As illustrated in Fig. 1, an encoder-decoder model is adopted to predict the trajectories of all pedestrians in a scene. The AST-GNN model is used as the encoder, and the Time-extrapolator Convolutional Neural Network (TXP-CNN) is the decoder. As presented in Fig. 1, the model first extracts the spatial node embedding \(\widetilde{V}\) from the input graph. Then, the TXP-CNN receives \(\widetilde{V}\) features and produces the predicted trajectories of pedestrians.

Time-Extrapolator Convolutional Neural Network. The TXP-CNN receives the graph embedding \(\widetilde{V}\) and operates directly in the temporal dimension. The graph embedding \(\widetilde{V}\) has a shape of \((n \times t \times c_2)\), we first reshape the features into the format \((n \times c_2 \times t)\). Then, five convolutional layers with kernel sizes of \((3 \times 1)\) are used to operator in the reshaped features, and PReLU activation function is added along every convolution operator. Next, a convolutional layer with kernel size of \((3 \times 1)\) is used to produce the output feature with format \((n \times c_2 \times t_f)\), where \(t_f=12\) is the expected prediction time steps. Finally, we reshape the output feature into format \((n \times c_2 \times t_f)\) and feed the reshaped feature into a GMM model for predicting future trajectories.

4 Experiments

4.1 Datasets and Metrics

In this section, the proposed method is evaluated on two well-known pedestrian trajectory prediction datasets: namely ETH [12] and UCY [8]. ETH contains two scenes respectively denoted as ETH and HOTEL, while UCY contains three scenes respectively denoted as ZARA1, ZARA2, and UNIV. The samples in both datasets were sampled at 0.4 s over 8 s. For a fair comparison with other methods, the experimental setups of the proposed method followed that of social-LSTM [1]. During training and evaluation, the first 3.2 s (8 frames) were used as the observed history and the remaining 4.8 s (12 frames) were considered as the prediction ground truth.

Two common metrics were used for evaluation, namely the average displacement error (ADE) [13] and final displacement error (FDE) [1]. The ADE measures the average prediction performance along the trajectory, while the FDE considers only the prediction precision at the end points.

4.2 Implementation Details

The PyTorch deep learning framework was used to implement the proposed network.
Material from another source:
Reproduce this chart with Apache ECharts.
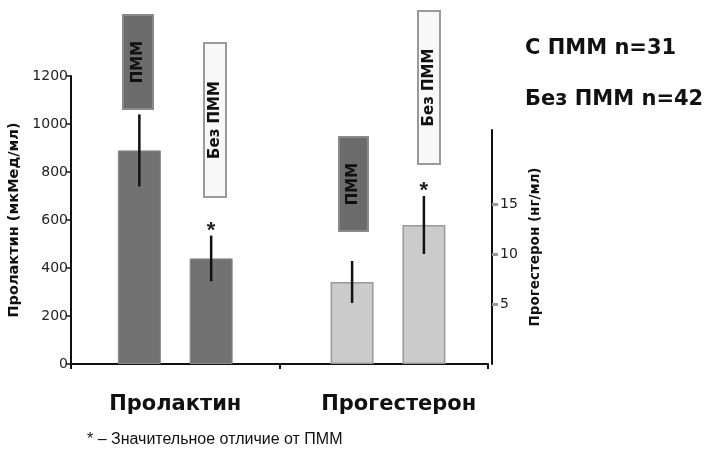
<!DOCTYPE html>
<html>
<head>
<meta charset="utf-8">
<script src="https://cdn.jsdelivr.net/npm/echarts@6/dist/echarts.min.js"></script>
<style>
html,body{margin:0;padding:0;background:#fff;}
#c{width:712px;height:449px;}
</style>
</head>
<body>
<div id="c"></div>
<script>
// ---- data ----
const categories = ['Пролактин', 'Прогестерон'];
const groupNames = ['ПММ', 'Без ПММ'];
const legendLines = ['С ПММ n=31', 'Без ПММ n=42'];
const prolactinMean = [890, 440];
const prolactinErr = [150, 95];
const progesteroneMean = [7.2, 12.9];
const progesteroneErr = [2.1, 2.9];
const significant = [false, true];
const progesteroneTicks = [5, 10, 15];
const footnote = '* – Значительное отличие от ПММ';

// ---- styles ----
const FONT = 'Liberation Sans, Arial, sans-serif';
const BOLD = 'DejaVu Sans, Liberation Sans, sans-serif';
const BAR_W = 43;
const GAP_RATIO = 0.67;
const darkFill = '#727272';
const lightFill = '#cbcbcb';

const chart = echarts.init(document.getElementById('c'), null, {renderer: 'canvas'});

const prolErr = prolactinMean.map((m, s) => [0, m - prolactinErr[s], m + prolactinErr[s], s, significant[s] ? 1 : 0]);
const progErr = progesteroneMean.map((m, s) => [1, m - progesteroneErr[s], m + progesteroneErr[s], s, significant[s] ? 1 : 0]);

function renderErr(params, api) {
  const cat = api.value(0);
  const lo = api.coord([cat, api.value(1)]);
  const hi = api.coord([cat, api.value(2)]);
  const step = BAR_W * (1 + GAP_RATIO);
  const x = lo[0] + (api.value(3) - 0.5) * step;
  const children = [{
    type: 'line',
    shape: {x1: x, y1: lo[1], x2: x, y2: hi[1]},
    style: {stroke: '#111', lineWidth: 2.5}
  }];
  if (api.value(4)) {
    children.push({
      type: 'text',
      style: {text: '*', x: x, y: hi[1] + 6, align: 'center', verticalAlign: 'bottom',
        font: 'bold 22px ' + FONT, fill: '#222'}
    });
  }
  return {type: 'group', children: children};
}

function vText(txt, cx, cy, size, color) {
  return {
    type: 'text', x: cx, y: cy, rotation: Math.PI / 2,
    style: {text: txt, align: 'center', verticalAlign: 'middle',
      font: 'bold ' + size + 'px ' + BOLD, fill: color}
  };
}
function box(x, y, w, h, fill, stroke, label, labelColor) {
  return [
    {type: 'rect', shape: {x: x, y: y, width: w, height: h},
      style: {fill: fill, stroke: stroke, lineWidth: 2}},
    vText(label, x + w / 2, y + h / 2, 15, labelColor)
  ];
}

const option = {
  backgroundColor: '#fff',
  animation: false,
  grid: [
    {left: 71, right: 224, top: 76, height: 288, containLabel: false, outerBoundsMode: 'none'},
    {left: 76, right: 220, top: 130, height: 234, containLabel: false, outerBoundsMode: 'none'}
  ],
  xAxis: [
    {type: 'category', gridIndex: 0, data: [
        {value: categories[0]},
        {value: categories[1], textStyle: {padding: [0, 0, 0, 30]}}
      ],
      axisLine: {lineStyle: {color: '#111', width: 2}},
      axisTick: {show: true, length: 5, lineStyle: {color: '#111', width: 2}},
      axisLabel: {fontFamily: BOLD, fontWeight: 'bold', fontSize: 21, color: '#111', margin: 30}
    },
    {type: 'category', gridIndex: 1, data: categories, show: false}
  ],
  yAxis: [
    {type: 'value', gridIndex: 0, min: 0, max: 1200, interval: 200,
      name: 'Пролактин (мкМед/мл)', nameLocation: 'middle', nameRotate: 90, nameGap: 40,
      nameTextStyle: {fontFamily: BOLD, fontWeight: 'bold', fontSize: 14.5, color: '#111'},
      axisLine: {show: true, lineStyle: {color: '#111', width: 2}},
      axisTick: {show: true, length: 5, lineStyle: {color: '#111', width: 1.5}},
      axisLabel: {fontFamily: 'DejaVu Sans', fontSize: 14, color: '#222', margin: 3,
        formatter: function (v) { return String(v); }},
      splitLine: {show: false}
    },
    {type: 'value', gridIndex: 1, position: 'right', min: -1, max: 22.4, startValue: -1,
      name: 'Прогестерон (нг/мл)', nameLocation: 'middle', nameRotate: 90, nameGap: 35,
      nameTextStyle: {fontFamily: BOLD, fontWeight: 'bold', fontSize: 13.5, color: '#111'},
      axisLine: {show: true, lineStyle: {color: '#111', width: 2}},
      axisTick: {show: true, length: 6, customValues: progesteroneTicks, lineStyle: {color: '#999', width: 3}},
      axisLabel: {fontFamily: 'DejaVu Sans', fontSize: 14, color: '#222', margin: 8, customValues: progesteroneTicks},
      splitLine: {show: false}
    }
  ],
  series: [
    {name: groupNames[0], type: 'bar', xAxisIndex: 0, yAxisIndex: 0,
      data: [prolactinMean[0], '-'], barWidth: BAR_W, barGap: (GAP_RATIO * 100) + '%',
      itemStyle: {color: darkFill, borderColor: '#8a8a8a', borderWidth: 1}},
    {name: groupNames[1], type: 'bar', xAxisIndex: 0, yAxisIndex: 0,
      data: [prolactinMean[1], '-'], barWidth: BAR_W, barGap: (GAP_RATIO * 100) + '%',
      itemStyle: {color: darkFill, borderColor: '#8a8a8a', borderWidth: 1}},
    {name: groupNames[0], type: 'bar', xAxisIndex: 1, yAxisIndex: 1,
      data: ['-', progesteroneMean[0]], barWidth: BAR_W, barGap: (GAP_RATIO * 100) + '%',
      itemStyle: {color: lightFill, borderColor: '#999', borderWidth: 1.5}},
    {name: groupNames[1], type: 'bar', xAxisIndex: 1, yAxisIndex: 1,
      data: ['-', progesteroneMean[1]], barWidth: BAR_W, barGap: (GAP_RATIO * 100) + '%',
      itemStyle: {color: lightFill, borderColor: '#999', borderWidth: 1.5}},
    {type: 'custom', xAxisIndex: 0, yAxisIndex: 0, data: prolErr, renderItem: renderErr, z: 5},
    {type: 'custom', xAxisIndex: 1, yAxisIndex: 1, data: progErr, renderItem: renderErr, z: 5}
  ],
  graphic: [].concat(
    box(123, 15, 30, 94, '#6b6b6b', '#8a8a8a', groupNames[0], '#111'),
    box(204, 43, 22, 154, '#f8f8f8', '#9a9a9a', groupNames[1], '#111'),
    box(339, 137, 29, 94, '#6b6b6b', '#8a8a8a', groupNames[0], '#111'),
    box(418, 11, 22, 153, '#f8f8f8', '#9a9a9a', groupNames[1], '#111'),
    [
      {type: 'text', x: 525, y: 49, style: {text: legendLines[0], verticalAlign: 'middle',
        font: 'bold 21px ' + BOLD, fill: '#111'}},
      {type: 'text', x: 525, y: 100, style: {text: legendLines[1], verticalAlign: 'middle',
        font: 'bold 21px ' + BOLD, fill: '#111'}},
      {type: 'text', x: 87, y: 440, style: {text: footnote, verticalAlign: 'middle',
        font: '16px ' + FONT, fill: '#111'}}
    ]
  )
};
chart.setOption(option);
</script>
</body>
</html>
The models were trained with an Nvidia Tesla V100 GPU. The stochastic gradient descent (SGD) algorithm was used as the optimizer. The model was trained for 250 epochs with a batch size of 128. The initial learning rate was set to 0.01 and the decay is set to 0.002 after 150 epochs.

4.3 Comparison with the State-of-the-art Methods

As exhibited in Table 1, the proposed method was compared with other state-of-the-art methods on the ETH and UCY dataset in terms of the ADE/FDE metrics. As can be seen, the proposed AST-GNN method achieved new state-of-the art performance and outperformed all existing state-of-the-art methods in terms of the FDE metric. This improvement is attributable to the added GAT mechanism. Regarding the FDE metric, the proposed method achieved an error of 0.74 with a 20% decrease as compared to the recent state-of-the-art method SR-LSTM-2 [21]. Regarding the ADE metric, the error of the proposed method was slightly greater than that of SR-LSTM-2 by 4%, but it was still one of the best results. More remarkably, the proposed method, which dos not use scene image information, outperformed methods that utilized image information, such as SR-LSTM, PIF and Sophie.

Table 1. Comparison with state-of-the-art methods in term of the ADE/FDE metrics. The best performance for each dataset is highlighted in bold. * indicates non-probabilistic models.

5 Conclusion

In this paper, a novel AST-GNN method was proposed that learns representative, robust, and discriminative graph embedding for pedestrians trajectory prediction. In the proposed method, the GAT mechanism is used to adaptively learn the weighted adjacency matrix, which enhances the graph representation ability. The results of experiments on the ETH and UCY datasets demonstrate that the proposed method outperformed existing pedestrian trajectory prediction methods. In the future, the GAT mechanism will be further used on a temporal graph of a pedestrian trajectory prediction model to enhance the representation ability.